12 Types of Parents Who Help Create the Emptiness Inside

You might recognize some of these parent-types from your own experience:

  • Narcissistic parent – absorbed in creating a positive self-image above all else

  • Authoritarian parent – demanding and controlling

  • Permissive parent – struggles to impose any boundaries

  • Bereaved parent – lost in their own grief

  • Addicted parent – caught up in numbing their own pain

  • Depressed parent – disconnected from their feelings and those of others

  • Workaholic parent – avoiding intimacy and connection through excessive work

  • The parent caring for someone with a special need – focused deeply on the welfare of another

  • Achievement focused parent – always expecting more

  • Sociopathic parent – unable to empathize and connect with others’ feelings

  • Child as parent – needing inappropriate levels of emotional support

  • Well-meaning but neglected parent – very harmed by their own experience of neglect

Many of these traits are blended and some parents exhibit several of them at once. Thinking of who your parents were within these 12 types can help you make sense of how you were parented and the impact it had on you growing up and into adulthood.

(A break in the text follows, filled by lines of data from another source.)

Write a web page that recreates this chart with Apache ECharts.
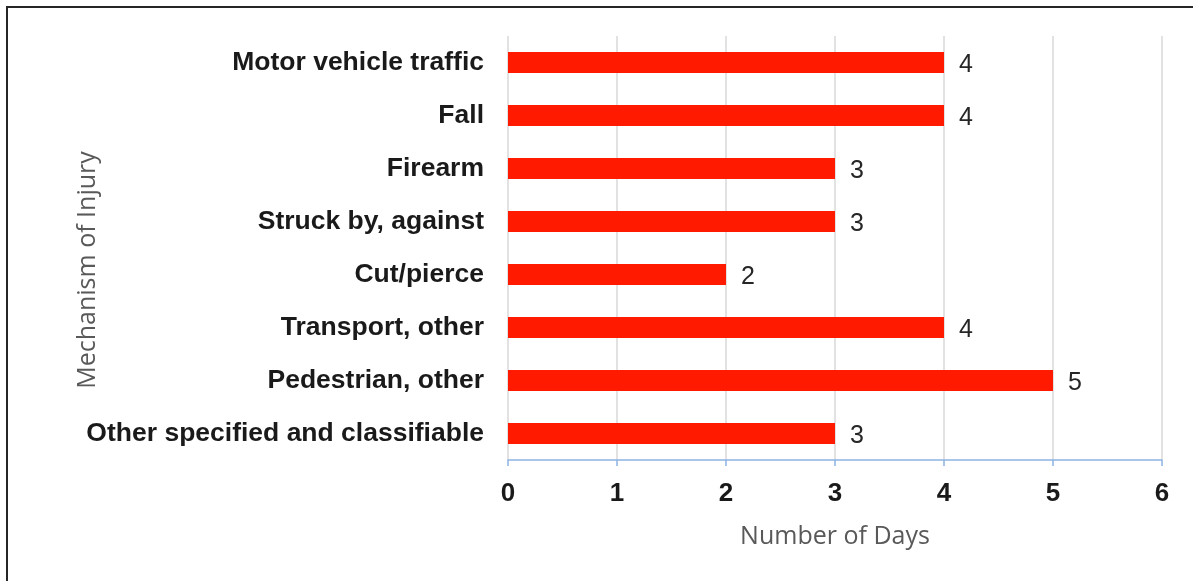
<!DOCTYPE html>
<html>
<head>
<meta charset="utf-8">
<script src="https://cdn.jsdelivr.net/npm/echarts@6/dist/echarts.min.js"></script>
<style>
  html, body { margin: 0; padding: 0; background: #fff; }
  #frame { position: absolute; left: 6px; top: 6px; width: 1187px; height: 575px;
           border-left: 2px solid #262626; border-top: 2px solid #262626; box-sizing: border-box; }
  #chart { position: absolute; left: 0; top: 0; width: 1193px; height: 581px; }
</style>
</head>
<body>
<div id="chart"></div>
<div id="frame"></div>
<script>
// Injury mechanisms and the number of days recorded for each
const categories = [
  'Motor vehicle traffic',
  'Fall',
  'Firearm',
  'Struck by, against',
  'Cut/pierce',
  'Transport, other',
  'Pedestrian, other',
  'Other specified and classifiable'
];
const days = [4, 4, 3, 3, 2, 4, 5, 3];
const xTicks = [0, 1, 2, 3, 4, 5, 6];

const chart = echarts.init(document.getElementById('chart'), null, { renderer: 'canvas' });
chart.setOption({
  animation: false,
  grid: { left: 508, right: 31, top: 36, bottom: 121, containLabel: false },
  graphic: [{
    // vertical axis title, centred on the plot plus its tick labels
    type: 'text',
    rotation: Math.PI / 2,
    position: [88, 270],
    style: {
      text: 'Mechanism of Injury',
      fontFamily: 'Open Sans', fontSize: 25, fill: '#595959',
      textAlign: 'center', textVerticalAlign: 'middle'
    }
  }],
  xAxis: {
    type: 'value',
    min: xTicks[0],
    max: xTicks[xTicks.length - 1],
    interval: 1,
    name: 'Number of Days',
    nameLocation: 'middle',
    nameGap: 64,
    nameTextStyle: { fontFamily: 'Open Sans', fontSize: 25, color: '#595959' },
    axisLine: { show: true, lineStyle: { color: '#8db3e2', width: 1.5 } },
    axisTick: { show: true, length: 6, lineStyle: { color: '#8db3e2', width: 1.5 } },
    axisLabel: {
      margin: 21,
      fontFamily: 'Liberation Sans', fontWeight: 'bold', fontSize: 26, color: '#1a1a1a'
    },
    splitLine: { show: true, lineStyle: { color: '#d9d9d9', width: 1.5 } }
  },
  yAxis: {
    type: 'category',
    data: categories,
    inverse: true,
    axisLine: { show: false },
    axisTick: { show: false },
    axisLabel: {
      margin: 24,
      padding: [4, 0, 0, 0],
      fontFamily: 'Liberation Sans', fontWeight: 'bold', fontSize: 26.5, color: '#1a1a1a'
    }
  },
  series: [{
    type: 'bar',
    data: days,
    barWidth: 21,
    itemStyle: { color: '#ff1a00' },
    label: {
      show: true,
      position: 'right',
      distance: 15,
      offset: [0, 3],
      fontFamily: 'Liberation Sans', fontSize: 25, color: '#262626'
    }
  }]
});
</script>
</body>
</html>
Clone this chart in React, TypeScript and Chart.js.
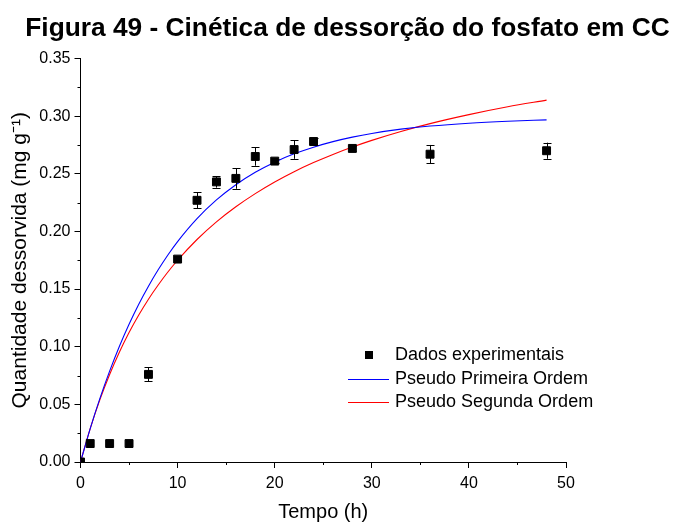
import React, { useEffect, useRef } from "react";
import { Chart, registerables } from "chart.js";

Chart.register(...registerables);

// Experimental data
const timeH = [0, 1, 3, 5, 7, 10, 12, 14, 16, 18, 20, 22, 24, 28, 36, 48];
const qExp = [0, 0.016, 0.016, 0.016, 0.076, 0.176, 0.227, 0.243, 0.246, 0.265, 0.261, 0.271, 0.278, 0.272, 0.267, 0.270];
const qErr = [0, 0, 0, 0, 0.006, 0, 0.007, 0.005, 0.009, 0.008, 0.002, 0.008, 0.003, 0.002, 0.008, 0.007];

// Fitted curves
const curveT = [0, 1, 2, 3, 4, 5, 6, 7, 8, 9, 10, 12, 14, 16, 18, 20, 22, 24, 26, 28, 30, 33, 36, 40, 44, 48];
const qFirstOrder = [0, 0.029, 0.0552, 0.0788, 0.1002, 0.1195, 0.1369, 0.1525, 0.1667, 0.1796, 0.1912, 0.2111, 0.2273, 0.2405, 0.2513, 0.2601, 0.2673, 0.2731, 0.2779, 0.2818, 0.285, 0.2887, 0.2914, 0.2939, 0.2956, 0.2968];
const qSecondOrder = [0, 0.029, 0.0541, 0.0759, 0.0952, 0.1123, 0.1275, 0.1412, 0.1535, 0.1648, 0.175, 0.193, 0.2083, 0.2214, 0.2328, 0.2429, 0.2518, 0.2597, 0.2668, 0.2732, 0.279, 0.2867, 0.2935, 0.3013, 0.3081, 0.3139];

const xTicksMinor = [5, 15, 25, 35, 45];
const yTicksMinor = [0.025, 0.075, 0.125, 0.175, 0.225, 0.275, 0.325];

const titleText = "Figura 49 - Cinética de dessorção do fosfato em CC";
const xLabel = "Tempo (h)";
const yLabel = "Quantidade dessorvida (mg g⁻¹)";
const legendLabels = ["Dados experimentais", "Pseudo Primeira Ordem", "Pseudo Segunda Ordem"];

const FONT = "'Liberation Sans', Arial, Helvetica, sans-serif";

export default function App() {
  const ref = useRef<HTMLCanvasElement | null>(null);

  useEffect(() => {
    document.body.style.margin = "0";
    const canvas = ref.current;
    if (!canvas) return;

    const extras = {
      id: "extras",
      afterDatasetsDraw(chart: any) {
        const ctx = chart.ctx;
        const xs = chart.scales.x;
        const ys = chart.scales.y;
        ctx.save();
        ctx.strokeStyle = "#000";
        ctx.lineWidth = 1;
        for (let i = 0; i < timeH.length; i++) {
          if (!qErr[i]) continue;
          const px = Math.round(xs.getPixelForValue(timeH[i])) + 0.5;
          const yTop = ys.getPixelForValue(qExp[i] + qErr[i]);
          const yBot = ys.getPixelForValue(qExp[i] - qErr[i]);
          ctx.beginPath();
          ctx.moveTo(px, yTop);
          ctx.lineTo(px, yBot);
          ctx.moveTo(px - 4, Math.round(yTop) + 0.5);
          ctx.lineTo(px + 4, Math.round(yTop) + 0.5);
          ctx.moveTo(px - 4, Math.round(yBot) + 0.5);
          ctx.lineTo(px + 4, Math.round(yBot) + 0.5);
          ctx.stroke();
        }
        ctx.restore();
      },
      afterDraw(chart: any) {
        const ctx = chart.ctx;
        const xs = chart.scales.x;
        const ys = chart.scales.y;
        const area = chart.chartArea;
        ctx.save();
        // minor ticks
        ctx.strokeStyle = "#000";
        ctx.lineWidth = 1;
        ctx.beginPath();
        for (const v of xTicksMinor) {
          const px = Math.round(xs.getPixelForValue(v)) + 0.5;
          ctx.moveTo(px, area.bottom);
          ctx.lineTo(px, area.bottom + 3);
        }
        for (const v of yTicksMinor) {
          const py = Math.round(ys.getPixelForValue(v)) + 0.5;
          ctx.moveTo(area.left, py);
          ctx.lineTo(area.left - 3, py);
        }
        ctx.stroke();

        // title
        ctx.fillStyle = "#000";
        ctx.font = `bold 26.3px ${FONT}`;
        ctx.textAlign = "center";
        ctx.textBaseline = "alphabetic";
        ctx.fillText(titleText, 347.5, 36);

        // legend
        ctx.font = `18px ${FONT}`;
        ctx.textAlign = "left";
        ctx.textBaseline = "middle";
        ctx.fillStyle = "#000";
        ctx.fillRect(365, 351, 8, 8);
        ctx.fillText(legendLabels[0], 395, 355);
        ctx.strokeStyle = "#0000ff";
        ctx.beginPath();
        ctx.moveTo(348, 379.5);
        ctx.lineTo(389, 379.5);
        ctx.stroke();
        ctx.fillText(legendLabels[1], 395, 379);
        ctx.strokeStyle = "#ff0000";
        ctx.beginPath();
        ctx.moveTo(348, 402.5);
        ctx.lineTo(389, 402.5);
        ctx.stroke();
        ctx.fillText(legendLabels[2], 395, 402);
        ctx.restore();
      },
    };

    const chart = new Chart(canvas, {
      type: "scatter",
      data: {
        datasets: [
          {
            label: legendLabels[0],
            data: timeH.map((t, i) => ({ x: t, y: qExp[i] })),
            backgroundColor: "#000",
            borderColor: "#000",
            pointStyle: "rect",
            pointRadius: 5.6,
            pointBorderWidth: 1,
            showLine: false,
            order: 0,
            clip: 0,
          },
          {
            label: legendLabels[1],
            data: curveT.map((t, i) => ({ x: t, y: qFirstOrder[i] })),
            borderColor: "#0000ff",
            backgroundColor: "#0000ff",
            borderWidth: 1.1,
            pointRadius: 0,
            showLine: true,
            cubicInterpolationMode: "monotone",
            order: 1,
          },
          {
            label: legendLabels[2],
            data: curveT.map((t, i) => ({ x: t, y: qSecondOrder[i] })),
            borderColor: "#ff0000",
            backgroundColor: "#ff0000",
            borderWidth: 1.1,
            pointRadius: 0,
            showLine: true,
            cubicInterpolationMode: "monotone",
            order: 2,
          },
        ],
      } as any,
      options: {
        responsive: false,
        animation: false,
        devicePixelRatio: 1,
        layout: { padding: { left: 0, right: 109, top: 58.5, bottom: 0 } },
        plugins: {
          legend: { display: false },
          tooltip: { enabled: false },
          title: { display: false },
        },
        scales: {
          x: {
            type: "linear",
            min: 0,
            max: 50,
            afterFit: (s: any) => {
              s.height = 63;
            },
            ticks: {
              stepSize: 10,
              color: "#000",
              padding: 6,
              font: { family: FONT, size: 16 },
              maxRotation: 0,
            },
            grid: {
              display: true,
              drawOnChartArea: false,
              drawTicks: true,
              tickLength: 6,
              color: "#000",
            },
            border: { display: true, color: "#000", width: 1 },
            title: {
              display: true,
              text: xLabel,
              color: "#000",
              font: { family: FONT, size: 20 },
              padding: { top: 0, bottom: 1 },
            },
          },
          y: {
            type: "linear",
            min: 0,
            max: 0.35,
            afterFit: (s: any) => {
              s.width = 80.5;
            },
            ticks: {
              stepSize: 0.05,
              color: "#000",
              padding: 4,
              font: { family: FONT, size: 16 },
              callback: (v: any) => Number(v).toFixed(2),
            },
            grid: {
              display: true,
              drawOnChartArea: false,
              drawTicks: true,
              tickLength: 6,
              color: "#000",
            },
            border: { display: true, color: "#000", width: 1 },
            title: {
              display: true,
              text: yLabel,
              color: "#000",
              font: { family: FONT, size: 21 },
              padding: { top: 8, bottom: 0 },
            },
          },
        },
      } as any,
      plugins: [extras],
    });

    return () => chart.destroy();
  }, []);

  return (
    <div style={{ width: 675, height: 525 }}>
      <canvas ref={ref} width={675} height={525} />
    </div>
  );
}
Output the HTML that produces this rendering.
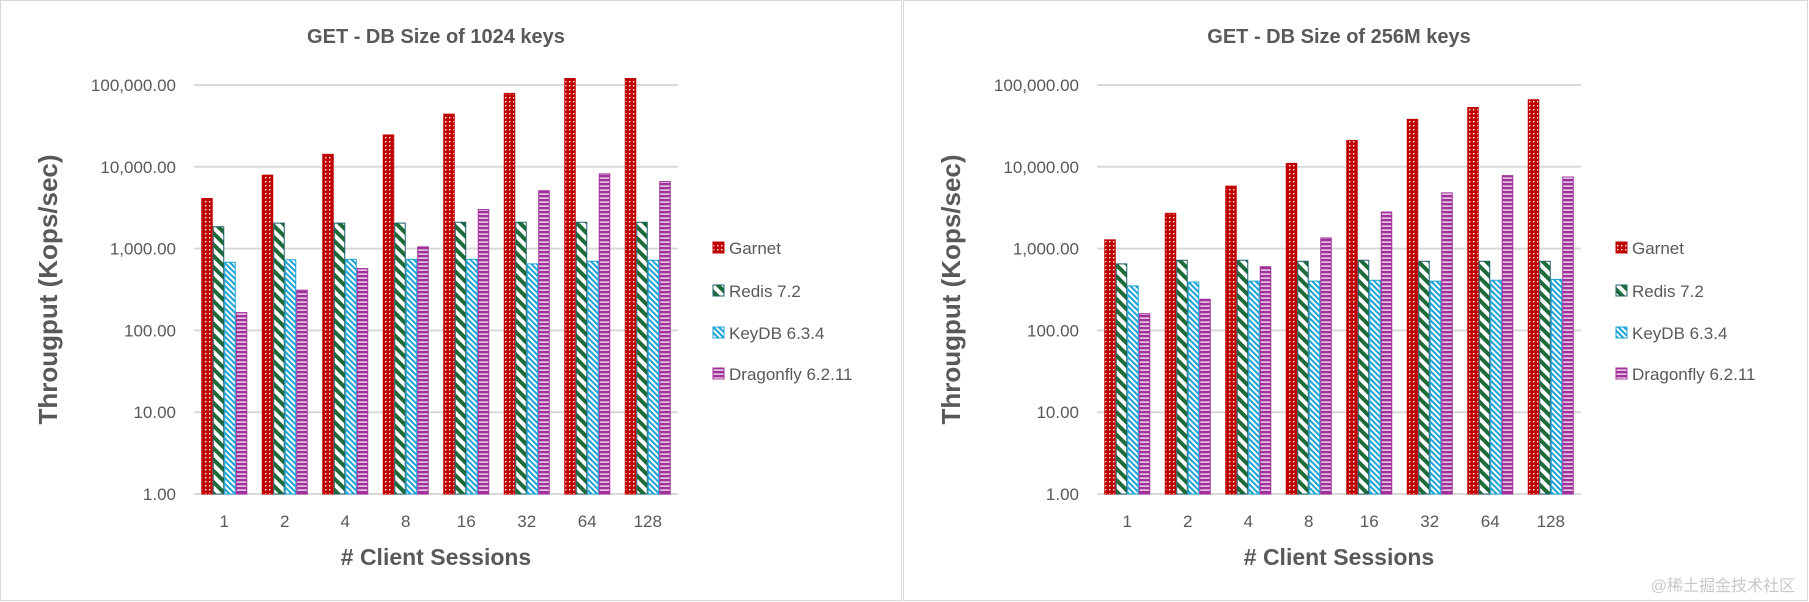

So What Can You Do To Heal?

Sadly there are no short cuts when you’ve experienced neglect. The road to reconnection with yourself can be painstaking. The start is to acknowledge that things aren’t ok as they are right now, and that your experience of neglect was real for you. And that’s when the healing can begin.

You may need to relearn a language for your feelings and experiences on your own terms rather than others’. You might also need to rediscover how to like and love yourself for who you really are, taking care of your feelings and needs with equal value alongside those you care for.

Reading Running on empty is also a great start. It may help you make sense of what has been a background feeling, a hint of something not being right - or it might shout out at you: "this is me".

Ask yourself these questions often:

What’s wrong? Why did you do that? Why do you say that? How do you feel? What do you want?

What are you afraid of? What are you worried about? What’s making you angry, sad, hurt, etc?

  • Listen carefully to your answers: These are difficult questions which may be hard to answer, but the simple act of asking and tuning in to yourself starts to break down the wall between you and your emotions.

  • Be mindful that your goal is to feel and manage your emotions. This is perhaps the most difficult step. When you can discern what you’re feeling, it’s time to work on learning to tolerate, control, and appropriately express your feelings.

  • Never judge yourself for what you’re feeling. It’s what you do with a feeling that matters. Judge yourself only for your actions, not your emotions.

This article is provided for educational purposes only. It is not intended as a substitute for professional therapy, diagnosis, or medical advice. If you are seeking support, please consult with a qualified mental health or healthcare provider.